= TASK DIRECTIONS =
Without the pictures, copy the entries below word for word.

[Start of RAW RECORDS]

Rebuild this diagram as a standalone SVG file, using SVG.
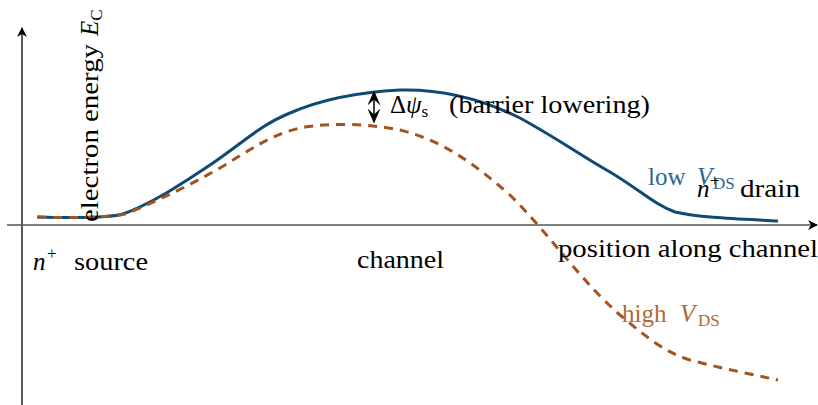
<svg xmlns="http://www.w3.org/2000/svg" width="818" height="405" viewBox="0 0 818 405">
<defs>
<style>
text{font-family:'Liberation Serif','Times New Roman',Times,serif;font-size:25px;fill:#000}
.it{font-style:italic}
.sub{font-size:17px}
.ax{fill:none;stroke-width:1.3}
.low{fill:#2d6690}
.high{fill:#b06a38}
</style>
<marker id="ah" viewBox="0 0 10 10" refX="9" refY="5" markerWidth="10" markerHeight="10" markerUnits="userSpaceOnUse" orient="auto-start-reverse">
<path d="M0,0 L10,5 L0,10 L3,5 Z" fill="#000"/>
</marker>
<marker id="dh" viewBox="0 0 10 10" refX="9" refY="5" markerWidth="15" markerHeight="13" markerUnits="userSpaceOnUse" orient="auto-start-reverse" preserveAspectRatio="none">
<path d="M0,0 L10,5 L0,10 L4,5 Z" fill="#000"/>
</marker>
</defs>
<g id="axes">
<line class="ax" x1="22" y1="405" x2="22" y2="28" stroke="#000" marker-end="url(#ah)"/>
<line class="ax" x1="7" y1="225" x2="817" y2="225" stroke="#555" marker-end="url(#ah)"/>
</g>
<g id="connectors">
<path id="low-vds" d="M37,217 C70,218 100,218 120,215 C150,205 180,185 210,165 C240,145 260,125 290,113 C320,100 360,92 400,90 C440,89 480,98 520,118 C560,140 580,155 610,172 C640,190 655,205 675,212 C700,218 740,219 778,221" fill="none" stroke="#0f4a73" stroke-width="3"/>
<path id="high-vds" d="M37,217 C70,218 100,218 125,214 C160,200 190,185 220,168 C250,150 270,135 300,128 C330,122 370,124 400,130 C440,140 470,160 510,195 C550,235 580,280 620,315 C650,340 665,352 690,360 C720,368 750,374 778,380" fill="none" stroke="#a3541e" stroke-width="3" stroke-dasharray="9,7"/>
<line id="barrier" x1="374" y1="92" x2="374" y2="122" stroke="#000" stroke-width="1.5" marker-start="url(#dh)" marker-end="url(#dh)"/>
</g>
<g id="ylabel">
<text font-family="Liberation Serif" transform="translate(98,222) rotate(-90)"><tspan textLength="178" lengthAdjust="spacingAndGlyphs">electron energy</tspan><tspan class="it" x="186">E</tspan><tspan class="sub" dy="4">C</tspan></text>
</g>
<g id="source">
<text x="33" y="270"><tspan class="it">n</tspan><tspan class="sub" x="47" y="259">+</tspan><tspan x="74" y="270" textLength="74" lengthAdjust="spacingAndGlyphs">source</tspan></text>
</g>
<g id="channel">
<text x="357" y="268" textLength="87" lengthAdjust="spacingAndGlyphs">channel</text>
</g>
<g id="position">
<text x="558" y="257" textLength="260" lengthAdjust="spacingAndGlyphs">position along channel</text>
</g>
<g id="barrier-label">
<text x="390" y="113">Δ<tspan class="it">ψ</tspan><tspan class="sub" dy="4">s</tspan><tspan x="449" dy="-4" textLength="201" lengthAdjust="spacingAndGlyphs">(barrier lowering)</tspan></text>
</g>
<g id="low-label">
<text class="low" x="648" y="185">low <tspan class="it" x="697">V</tspan><tspan class="sub" x="713" dy="4">DS</tspan></text>
</g>
<g id="drain">
<text x="697" y="197"><tspan class="it">n</tspan><tspan class="sub" x="710" y="186">+</tspan><tspan x="740" y="197" textLength="60" lengthAdjust="spacingAndGlyphs">drain</tspan></text>
</g>
<g id="high-label">
<text class="high" x="622" y="322">high <tspan class="it" x="680">V</tspan><tspan class="sub" x="698" dy="4">DS</tspan></text>
</g>
</svg>
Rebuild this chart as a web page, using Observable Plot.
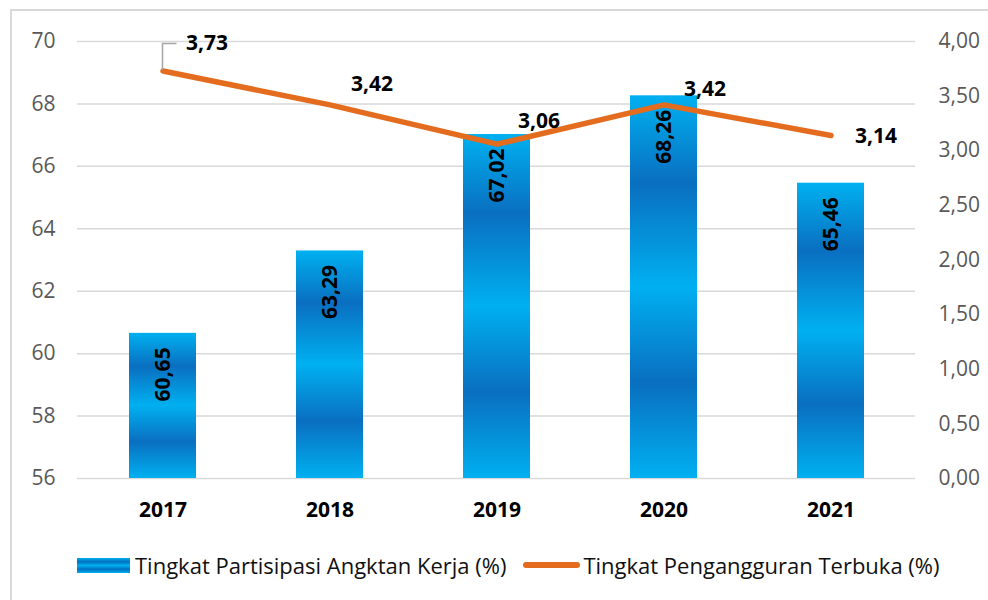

[End of RAW RECORDS]

= OUTPUT OF THE EXERCISE =
Rebuild this diagram as a standalone SVG file, using SVG.
<svg xmlns="http://www.w3.org/2000/svg" width="818" height="405" viewBox="0 0 818 405">
<defs>
<style>
text{font-family:'Liberation Serif','Times New Roman',Times,serif;font-size:25px;fill:#000}
.it{font-style:italic}
.sub{font-size:17px}
.ax{fill:none;stroke-width:1.3}
.low{fill:#2d6690}
.high{fill:#b06a38}
</style>
<marker id="ah" viewBox="0 0 10 10" refX="9" refY="5" markerWidth="10" markerHeight="10" markerUnits="userSpaceOnUse" orient="auto-start-reverse">
<path d="M0,0 L10,5 L0,10 L3,5 Z" fill="#000"/>
</marker>
<marker id="dh" viewBox="0 0 10 10" refX="9" refY="5" markerWidth="15" markerHeight="13" markerUnits="userSpaceOnUse" orient="auto-start-reverse" preserveAspectRatio="none">
<path d="M0,0 L10,5 L0,10 L4,5 Z" fill="#000"/>
</marker>
</defs>
<g id="axes">
<line class="ax" x1="22" y1="405" x2="22" y2="28" stroke="#000" marker-end="url(#ah)"/>
<line class="ax" x1="7" y1="225" x2="817" y2="225" stroke="#555" marker-end="url(#ah)"/>
</g>
<g id="connectors">
<path id="low-vds" d="M37,217 C70,218 100,218 120,215 C150,205 180,185 210,165 C240,145 260,125 290,113 C320,100 360,92 400,90 C440,89 480,98 520,118 C560,140 580,155 610,172 C640,190 655,205 675,212 C700,218 740,219 778,221" fill="none" stroke="#0f4a73" stroke-width="3"/>
<path id="high-vds" d="M37,217 C70,218 100,218 125,214 C160,200 190,185 220,168 C250,150 270,135 300,128 C330,122 370,124 400,130 C440,140 470,160 510,195 C550,235 580,280 620,315 C650,340 665,352 690,360 C720,368 750,374 778,380" fill="none" stroke="#a3541e" stroke-width="3" stroke-dasharray="9,7"/>
<line id="barrier" x1="374" y1="92" x2="374" y2="122" stroke="#000" stroke-width="1.5" marker-start="url(#dh)" marker-end="url(#dh)"/>
</g>
<g id="ylabel">
<text font-family="Liberation Serif" transform="translate(98,222) rotate(-90)"><tspan textLength="178" lengthAdjust="spacingAndGlyphs">electron energy</tspan><tspan class="it" x="186">E</tspan><tspan class="sub" dy="4">C</tspan></text>
</g>
<g id="source">
<text x="33" y="270"><tspan class="it">n</tspan><tspan class="sub" x="47" y="259">+</tspan><tspan x="74" y="270" textLength="74" lengthAdjust="spacingAndGlyphs">source</tspan></text>
</g>
<g id="channel">
<text x="357" y="268" textLength="87" lengthAdjust="spacingAndGlyphs">channel</text>
</g>
<g id="position">
<text x="558" y="257" textLength="260" lengthAdjust="spacingAndGlyphs">position along channel</text>
</g>
<g id="barrier-label">
<text x="390" y="113">Δ<tspan class="it">ψ</tspan><tspan class="sub" dy="4">s</tspan><tspan x="449" dy="-4" textLength="201" lengthAdjust="spacingAndGlyphs">(barrier lowering)</tspan></text>
</g>
<g id="low-label">
<text class="low" x="648" y="185">low <tspan class="it" x="697">V</tspan><tspan class="sub" x="713" dy="4">DS</tspan></text>
</g>
<g id="drain">
<text x="697" y="197"><tspan class="it">n</tspan><tspan class="sub" x="710" y="186">+</tspan><tspan x="740" y="197" textLength="60" lengthAdjust="spacingAndGlyphs">drain</tspan></text>
</g>
<g id="high-label">
<text class="high" x="622" y="322">high <tspan class="it" x="680">V</tspan><tspan class="sub" x="698" dy="4">DS</tspan></text>
</g>
</svg>
Rebuild this chart as a web page, using Observable Plot.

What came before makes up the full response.